Bueno, había alguna necesidad, puesto que las cosas que se escriben son siempre
por algo. El problema (mi segunda
imprudencia) es que uno no sabe por qué,
nunca lo sabe, como pasa con los sueños, pero de algún modo tiene que hacerlo.
Mi vinculación con estos y otros cuentos es tan profunda, la siento tan
adentro, tan en ese dentro en el que el cuerpo y la mente y los sueños tienen
frontera común, que no puedo obviar que ahí
hay algo, algo que probablemente es sólo para mí. Y ésa es mi tercera
imprudencia: tratar de transmitir algo íntimo, algo para lo que, por
definición, no hay lenguaje.
Lo
que está claro, y eso sí que está claro, al menos para mí, es que en estos tres
cuentos se describen juegos (en el último
caso, jugado sólo una vez; en los otros, de forma recurrente) y en esos juegos
(en todo juego) se intentan universos
otros, se intentan construcciones que llenan vacíos, se intentan tiempos
tangentes y moderadamente eternos. Se intenta todo eso porque nos hace falta, porque hay algo que se engarza así, hay algo
que se recompone arcoíris, algo que suena sinfonía, algo que nos permite dormir
mejor, para soñar de nuevo.
O,
al menos, son cosas que me pasan a mí.
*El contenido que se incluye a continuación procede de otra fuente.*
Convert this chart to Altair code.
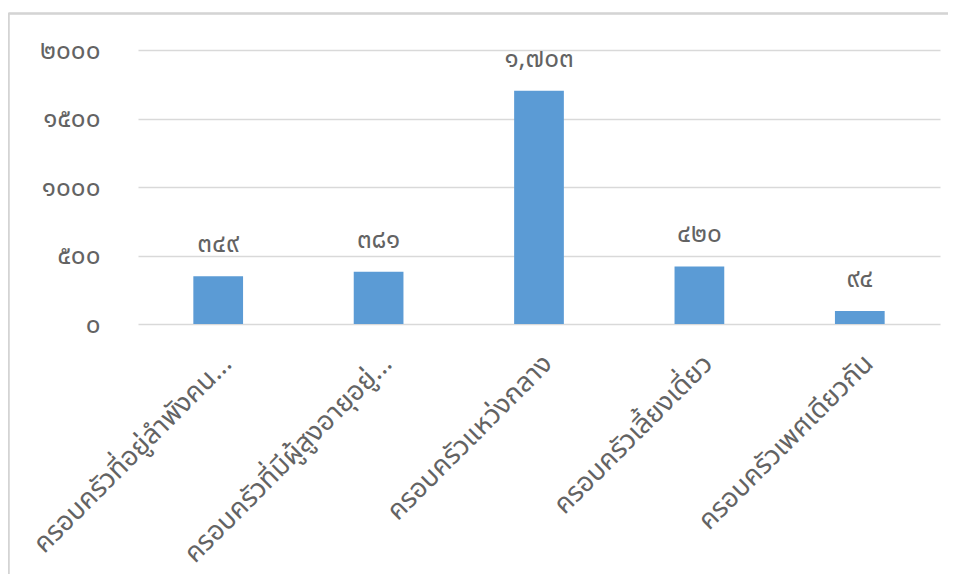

Como me pasan cosas como ésta: estar
toda una semana pensando escribir sobre Roth y la Viena de entreguerras y
acabar hablando sobre Felisberto y Cortázar y Onetti, porque después de
despertarme esta mañana tras uno de mis consabidos sueños de preparativos de
viaje, donde hay cosas que hacer y nunca se hacen, sitios a los que ir y nunca
se llega, tareas triviales pero repentinamente infinitas (hoy, dejar una nota,
no recuerdo para quién o para qué y no encontrar un papel, y no saber escribir
entonces mi nombre), porque mientras me decía a mí mismo que no podía dejar de
escribir hoy una entrada del blog, he
sabido que no podía pasar más tiempo
sin que compartiéramos mis cuentos
tristes, y he sentido una inmensa alegría
al darme cuenta de que esta entrada, algunas horas después, estaría escrita.
Ya
me cuentan.
* * *
Los
relatos en línea (preferiblemente,
compren los libros, ya saben):
https://ciudadseva.com/texto/menos-julia/
https://ciudadseva.com/texto/final-del-juego/
https://ciudadseva.com/texto/un-sueno-realizado/
2 comentarios:
Pues no conocía a Felisberto, ya tengo curiosidad ahora por buscarlo y leerlo. Gracias por el descubrimiento. Interesantes todos los cuentos tristes. Muy otoñales. Merchi Lo :-)
No dejes de leer a Felisberto, es fundamental y un escritor que, como dijo Italo Calvino, no se parece a nadie. Muchas gracias por el comentario!